Exploring the film locations of 'Pulp Fiction'

All the knowledge, cinematic vision and unfounded enjoyment of Tarantino’s time working as a video-store clerk, spills onto celluloid with no dams to halt his creativity.

As Pulp Fiction swaggered into cinemas in 1994, its influence spread like cigarette smoke and has since become a touchstone in cultural significance and American filmmaking. “I got the idea of doing something that novelists get a chance to do but filmmakers don’t: telling three separate stories, having characters float in and out with different weights depending on the story,” Tarantino once explained.

Discussing his vision behind the film, the director added: “[It] was basically to take like the oldest chestnuts that you’ve ever seen when it comes to crime stories — the oldest stories in the book … You know, ‘Vincent Vega and Marsellus Wallace’s Wife’ — the oldest story about… the guy’s gotta go out with the big man’s wife and don’t touch her.
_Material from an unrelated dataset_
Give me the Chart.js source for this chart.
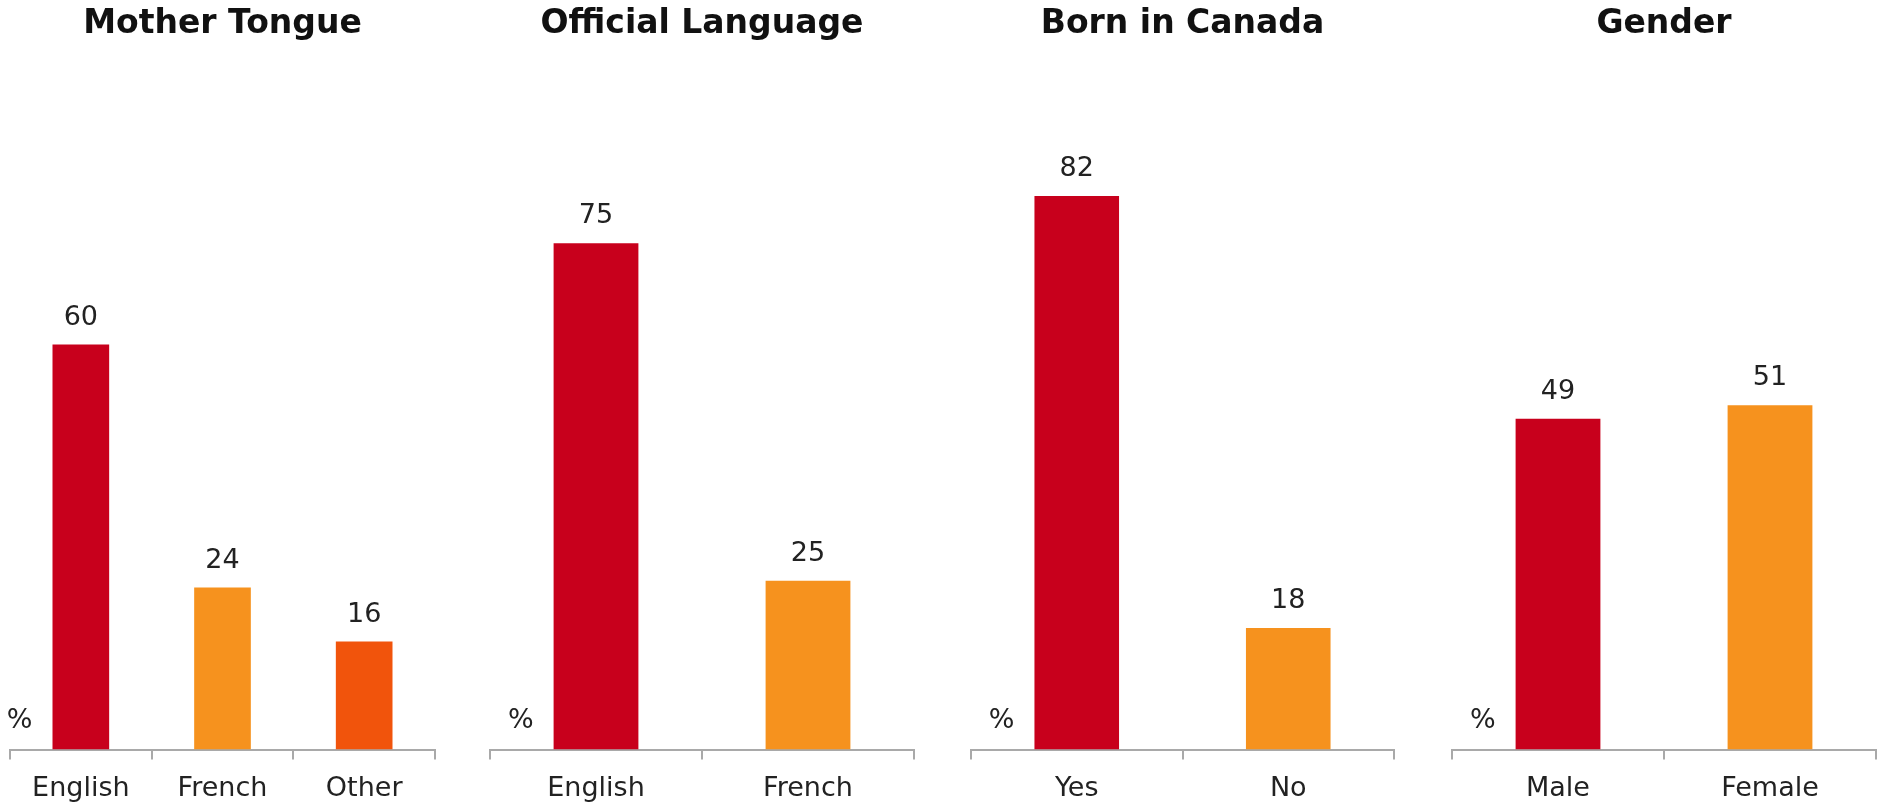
<!DOCTYPE html>
<html>
<head>
<meta charset="utf-8">
<title>Respondent profile</title>
<script src="https://cdn.jsdelivr.net/npm/chart.js@4.4.1/dist/chart.umd.min.js"></script>
<style>
  html, body { margin: 0; padding: 0; background: #fff; }
  #wrap { position: relative; width: 1877px; height: 803px; overflow: hidden; }
  .panel { position: absolute; top: 0; height: 819px; }
</style>
</head>
<body>
<div id="wrap"></div>
<script>
// Panel titles
const titles = ['Mother Tongue', 'Official Language', 'Born in Canada', 'Gender'];

// Categories per panel
const motherTongueLabels = ['English', 'French', 'Other'];
const officialLangLabels = ['English', 'French'];
const bornLabels = ['Yes', 'No'];
const genderLabels = ['Male', 'Female'];

// Percentages per panel
const motherTongueValues = [60, 24, 16];
const officialLangValues = [75, 25];
const bornValues = [82, 18];
const genderValues = [49, 51];

const RED = '#C8001C';
const ORANGE = '#F6921E';
const DEEP_ORANGE = '#F1540C';
const AXIS_GREY = '#A9A9A9';
const TEXT = '#222222';
const FONT = '"DejaVu Sans", Verdana, sans-serif';

// left/right edge of each panel's axis line
const panels = [
    { labels: motherTongueLabels, values: motherTongueValues, colors: [RED, ORANGE, DEEP_ORANGE], x0: 10, x1: 435 },
    { labels: officialLangLabels, values: officialLangValues, colors: [RED, ORANGE], x0: 490, x1: 914 },
    { labels: bornLabels, values: bornValues, colors: [RED, ORANGE], x0: 971, x1: 1394 },
    { labels: genderLabels, values: genderValues, colors: [RED, ORANGE], x0: 1452, x1: 1876 }
];

const SIDE = 24;

// values above the bars plus the "%" marker left of the first bar
const barLabels = {
    id: 'barLabels',
    afterDatasetsDraw(chart) {
        const ctx = chart.ctx;
        const bars = chart.getDatasetMeta(0).data;
        const values = chart.data.datasets[0].data;
        ctx.save();
        ctx.fillStyle = TEXT;
        ctx.font = '27px ' + FONT;
        ctx.textAlign = 'center';
        ctx.textBaseline = 'alphabetic';
        bars.forEach((bar, i) => {
            ctx.fillText(String(values[i]), bar.x, bar.y - 20);
        });
        const first = bars[0];
        ctx.textAlign = 'right';
        ctx.textBaseline = 'middle';
        ctx.fillText('%', first.x - first.width / 2 - 20, chart.chartArea.bottom - 29);
        ctx.restore();
    }
};

const wrap = document.getElementById('wrap');

panels.forEach((p, idx) => {
    const div = document.createElement('div');
    div.className = 'panel';
    div.style.left = (p.x0 - SIDE) + 'px';
    div.style.width = (p.x1 - p.x0 + SIDE * 2) + 'px';
    const canvas = document.createElement('canvas');
    div.appendChild(canvas);
    wrap.appendChild(div);

    new Chart(canvas.getContext('2d'), {
        type: 'bar',
        data: {
            labels: p.labels,
            datasets: [{
                data: p.values,
                backgroundColor: p.colors,
                borderWidth: 0,
                categoryPercentage: 1,
                barPercentage: 0.4
            }]
        },
        options: {
            responsive: true,
            maintainAspectRatio: false,
            animation: false,
            layout: { padding: { left: SIDE, right: SIDE, top: 0, bottom: 1 } },
            plugins: {
                legend: { display: false },
                tooltip: { enabled: false },
                title: {
                    display: true,
                    text: titles[idx],
                    color: '#111',
                    font: { family: FONT, size: 33, weight: 'bold' },
                    padding: { top: 5, bottom: 30 }
                }
            },
            scales: {
                y: {
                    display: false,
                    min: 0,
                    max: 100
                },
                x: {
                    border: { display: true, color: AXIS_GREY, width: 2 },
                    grid: {
                        display: true,
                        drawOnChartArea: false,
                        drawTicks: true,
                        tickLength: 10,
                        color: AXIS_GREY,
                        lineWidth: 2
                    },
                    ticks: {
                        color: TEXT,
                        font: { family: FONT, size: 27 },
                        padding: 13
                    }
                }
            }
        },
        plugins: [barLabels]
    });
});
</script>
</body>
</html>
You know, you’ve seen the story a zillion times.”

He added: “I’m using old forms of storytelling and then purposely having them run awry. Part of the trick is to take these movie characters, these genre characters and these genre situations and actually apply them to some of real life’s rules and see how they unravel.”

A delirious ride through a retro-American otherworld, marked with dark humour and a gloriously compiled soundtrack, Pulp Fiction’s rough edges and fantastical feel launch it into a realm unplaceable.

It wasn’t just a film by Tarantino, it was a reshuffle. The kind of thing that made other directors either pack up or completely change course. Suddenly, indie cinema had a new accent: fast-talking, blood-soaked, full of needle drops and bad decisions. It made being clever look easy, and being cool look accidental. But some 20-odd years later, people still nick bits from it like it only came out last week.